This project improves the rapid detection of cyanotoxins in the field to provide managers with timely information on risk and minimize exposure to stakeholders. The team will pilot use of a commercially-available rapid, portable system capable of quantitative detection of cyanobacterial toxins. This system will be integrated into existing monitoring programs that engage recreational beach managers, water treatment plant operators, charter boat captains, and state environmental scientists.
Why We Care
Toxic cyanobacterial harmful algal blooms (CHABs) contribute to economic losses that exceed $2B annually in the U.S. For Lake Erie, the smallest and shallowest of the Great Lakes, estimated annual economic losses of $65-71M have been reported for the western basin due to CHABs and this is likely an underestimate because it does not account for the millions of dollars lost due to events like the 2014 Toledo water crisis. Currently, we cannot forecast changes in cyanotoxins such as microcystins (MC), the most ubiquitous cyanotoxin in the Great Lakes and throughout the world, as well as emerging cyanotoxins of concern for the northeast USA, such as cylindrospermopsins (CYN). As such, rapid detection technologies and improved monitoring strategies will be crucial in protecting humans from exposure to contaminated drinking and recreational waters in western Lake Erie and other similarly affected water bodies.
What Are We Doing
The primary objective of this project is to fully validate and integrate a rapid, portable, quantitative, multiplexed cyanotoxin detection technology into routine monitoring programs, citizen science groups, recreational beach management, and water treatment plants throughout the western Lake Erie to provide water managers with on-the-spot testing of MC and CYN.

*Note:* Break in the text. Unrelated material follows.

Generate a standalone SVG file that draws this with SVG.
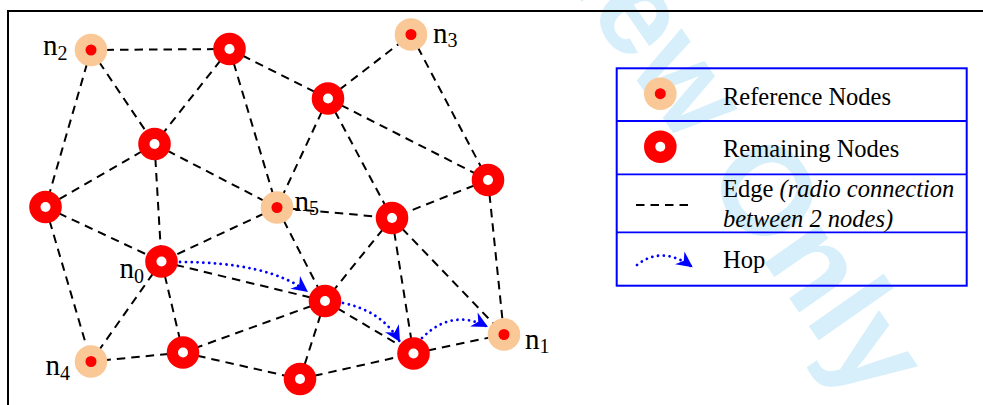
<svg xmlns="http://www.w3.org/2000/svg" width="983" height="405" viewBox="0 0 983 405">
<style>
.edge{stroke:#000;stroke-width:2;stroke-dasharray:8.5 6;fill:none}
.hop{stroke:#0000FF;stroke-width:2.8;stroke-linecap:round;stroke-dasharray:0.01 5.8;fill:none;marker-end:url(#ah)}
.ring{fill:#FF0000}
.hole{fill:#FFFFFF}
.ref{fill:#FAC896}
.dot{fill:#FF0000}
.lbl{font-family:"Liberation Serif","Times New Roman",serif;font-size:29px;fill:#000}
.sub{font-size:20px}
.leg{font-family:"Liberation Serif","Times New Roman",serif;font-size:24.5px;fill:#000}
.wm{font-family:"Liberation Sans",Arial,sans-serif;font-weight:bold;font-size:126px;fill:#D6EFFB}
</style>
<defs>
<marker id="ah" markerUnits="userSpaceOnUse" orient="auto" viewBox="-17 -9 18 18" refX="0" refY="0" markerWidth="18" markerHeight="18">
<path d="M0,0 L-16,-8 L-11,0 L-16,8 Z" fill="#0000FF"/>
</marker>
</defs>
<rect width="983" height="405" fill="#FFFFFF"/>
<g id="watermark"><text class="wm" transform="translate(864,405) rotate(55)" text-anchor="end">For Peer Review Only</text></g>
<g id="frame"><rect x="8" y="11" width="1000" height="500" fill="none" stroke="#000" stroke-width="2"/></g>
<g id="connectors">
<line class="edge" x1="91" y1="50" x2="229.5" y2="49"/>
<line class="edge" x1="91" y1="50" x2="154.5" y2="144"/>
<line class="edge" x1="91" y1="50" x2="45.5" y2="207"/>
<line class="edge" x1="229.5" y1="49" x2="154.5" y2="144"/>
<line class="edge" x1="229.5" y1="49" x2="328" y2="98.5"/>
<line class="edge" x1="229.5" y1="49" x2="277" y2="207.5"/>
<line class="edge" x1="328" y1="98.5" x2="411" y2="34.5"/>
<line class="edge" x1="328" y1="98.5" x2="488" y2="180"/>
<line class="edge" x1="328" y1="98.5" x2="277" y2="207.5"/>
<line class="edge" x1="328" y1="98.5" x2="392" y2="218"/>
<line class="edge" x1="411" y1="34.5" x2="488" y2="180"/>
<line class="edge" x1="154.5" y1="144" x2="45.5" y2="207"/>
<line class="edge" x1="154.5" y1="144" x2="161.5" y2="261.5"/>
<line class="edge" x1="154.5" y1="144" x2="277" y2="207.5"/>
<line class="edge" x1="45.5" y1="207" x2="161.5" y2="261.5"/>
<line class="edge" x1="45.5" y1="207" x2="91" y2="361.5"/>
<line class="edge" x1="277" y1="207.5" x2="161.5" y2="261.5"/>
<line class="edge" x1="277" y1="207.5" x2="392" y2="218"/>
<line class="edge" x1="277" y1="207.5" x2="325" y2="301"/>
<line class="edge" x1="488" y1="180" x2="392" y2="218"/>
<line class="edge" x1="488" y1="180" x2="504" y2="334.5"/>
<line class="edge" x1="392" y1="218" x2="325" y2="301"/>
<line class="edge" x1="392" y1="218" x2="413.5" y2="353.5"/>
<line class="edge" x1="392" y1="218" x2="504" y2="334.5"/>
<line class="edge" x1="161.5" y1="261.5" x2="325" y2="301"/>
<line class="edge" x1="161.5" y1="261.5" x2="91" y2="361.5"/>
<line class="edge" x1="161.5" y1="261.5" x2="183" y2="352.5"/>
<line class="edge" x1="325" y1="301" x2="183" y2="352.5"/>
<line class="edge" x1="325" y1="301" x2="413.5" y2="353.5"/>
<line class="edge" x1="325" y1="301" x2="300" y2="379"/>
<line class="edge" x1="183" y1="352.5" x2="91" y2="361.5"/>
<line class="edge" x1="183" y1="352.5" x2="300" y2="379"/>
<line class="edge" x1="300" y1="379" x2="413.5" y2="353.5"/>
<line class="edge" x1="413.5" y1="353.5" x2="504" y2="334.5"/>
<path class="hop" d="M180,262 Q268,262 308,292"/>
<path class="hop" d="M343,303 Q382,311 400,342"/>
<path class="hop" d="M422,338 Q452,308 488,327"/>
</g>
<g id="n2"><circle class="ref" cx="91" cy="50" r="16.3"/><circle class="dot" cx="91" cy="50" r="5.5"/><text class="lbl" x="43" y="55">n<tspan class="sub" dy="5">2</tspan></text></g>
<g id="r1"><circle class="ring" cx="229.5" cy="49" r="16.3"/><circle class="hole" cx="229.5" cy="49" r="5"/></g>
<g id="n3"><circle class="ref" cx="411" cy="34.5" r="16.3"/><circle class="dot" cx="411" cy="34.5" r="5.5"/><text class="lbl" x="433" y="42.7">n<tspan class="sub" dy="4">3</tspan></text></g>
<g id="r2"><circle class="ring" cx="328" cy="98.5" r="16.3"/><circle class="hole" cx="328" cy="98.5" r="5"/></g>
<g id="r3"><circle class="ring" cx="154.5" cy="144" r="16.3"/><circle class="hole" cx="154.5" cy="144" r="5"/></g>
<g id="r4"><circle class="ring" cx="488" cy="180" r="16.3"/><circle class="hole" cx="488" cy="180" r="5"/></g>
<g id="r5"><circle class="ring" cx="45.5" cy="207" r="16.3"/><circle class="hole" cx="45.5" cy="207" r="5"/></g>
<g id="n5"><circle class="ref" cx="277" cy="207.5" r="16.3"/><circle class="dot" cx="277" cy="207.5" r="5.5"/><text class="lbl" x="294.5" y="210.7">n<tspan class="sub" dy="4.3">5</tspan></text></g>
<g id="r6"><circle class="ring" cx="392" cy="218" r="16.3"/><circle class="hole" cx="392" cy="218" r="5"/></g>
<g id="n0"><circle class="ring" cx="161.5" cy="261.5" r="16.3"/><circle class="hole" cx="161.5" cy="261.5" r="5"/><text class="lbl" x="119.5" y="278.3">n<tspan class="sub" dy="5">0</tspan></text></g>
<g id="r7"><circle class="ring" cx="325" cy="301" r="16.3"/><circle class="hole" cx="325" cy="301" r="5"/></g>
<g id="n1"><circle class="ref" cx="504" cy="334.5" r="16.3"/><circle class="dot" cx="504" cy="334.5" r="5.5"/><text class="lbl" x="525" y="349.3">n<tspan class="sub" dy="4">1</tspan></text></g>
<g id="r8"><circle class="ring" cx="183" cy="352.5" r="16.3"/><circle class="hole" cx="183" cy="352.5" r="5"/></g>
<g id="n4"><circle class="ref" cx="91" cy="361.5" r="16.3"/><circle class="dot" cx="91" cy="361.5" r="5.5"/><text class="lbl" x="45.5" y="375">n<tspan class="sub" dy="5">4</tspan></text></g>
<g id="r9"><circle class="ring" cx="413.5" cy="353.5" r="16.3"/><circle class="hole" cx="413.5" cy="353.5" r="5"/></g>
<g id="r10"><circle class="ring" cx="300" cy="379" r="16.3"/><circle class="hole" cx="300" cy="379" r="5"/></g>
<g id="legend">
<rect x="616.7" y="68.3" width="350" height="217.4" fill="none" stroke="#0000FF" stroke-width="2"/>
<line x1="616.7" y1="121" x2="966.7" y2="121" stroke="#0000FF" stroke-width="1.8"/>
<line x1="616.7" y1="174.3" x2="966.7" y2="174.3" stroke="#0000FF" stroke-width="1.8"/>
<line x1="616.7" y1="232.3" x2="966.7" y2="232.3" stroke="#0000FF" stroke-width="1.8"/>
<circle class="ref" cx="660.3" cy="93.7" r="16.3"/><circle class="dot" cx="660.3" cy="93.7" r="5.5"/>
<text class="leg" x="723" y="105">Reference Nodes</text>
<circle class="ring" cx="660.3" cy="146.7" r="16.3"/><circle class="hole" cx="660.3" cy="146.7" r="5"/>
<text class="leg" x="723" y="157.3">Remaining Nodes</text>
<line class="edge" x1="636" y1="205" x2="688" y2="205"/>
<text class="leg" x="723" y="197.3">Edge <tspan font-style="italic">(radio connection</tspan></text>
<text class="leg" x="723" y="226.7" font-style="italic">between 2 nodes)</text>
<path class="hop" d="M637,265 Q662,245 692.7,267.3"/>
<text class="leg" x="723" y="268.3">Hop</text>
</g>
</svg>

This project will first validate a commercially-available MC/CYN HAB Toxin Detection System for rapid detection of MC as well as CYN. It will then test its effectiveness by incorporating it into the routine monitoring programs of the Toledo and Port Clinton water treatment plant operators, NOAA’s Phytoplankton Monitoring Network for western Lake Erie, the Lake Erie charter boat captain citizen science initiative (led by OSU since 2013), and lastly, Maumee Bay State Park beach managers.
These coordinated, concurrent validation efforts will provide robust data to not only validate the MBio instrument against a recognized ‘gold standard’ method, but also to assess the ease of use for water management professionals and citizen scientist organizations. Finally, a data management system will be developed to provide an easy method for the aforementioned monitoring groups to upload their data through a user-friendly smartphone ‘app’ to a common database system and ultimately to an end-user website, providing a centralized location accessible by other researchers, water plant managers, and the general public.
Dr. Timothy Davis of the Bowling Green State University leads this project. Co-investigators are Dr. Greg Doucette (NOAA NCCOS), Dr. Steve Morton (NOAA NCCOS), Dr. Sarah Bickman (MBio Diagnostics, Inc.), Dr. Thomas Bridgeman (University of Toledo), Mr. Ed Verhamme (LimnoTech, Inc.), Dr. Justin Chaffin (The Ohio State University Stone Laboratory), and Dr. Thomas Johengen (University of Michigan, Cooperative Institute for Great Lakes Research). The project is funded through the NCCOS Monitoring and Event Response for Harmful Algal Blooms (MERHAB) Program.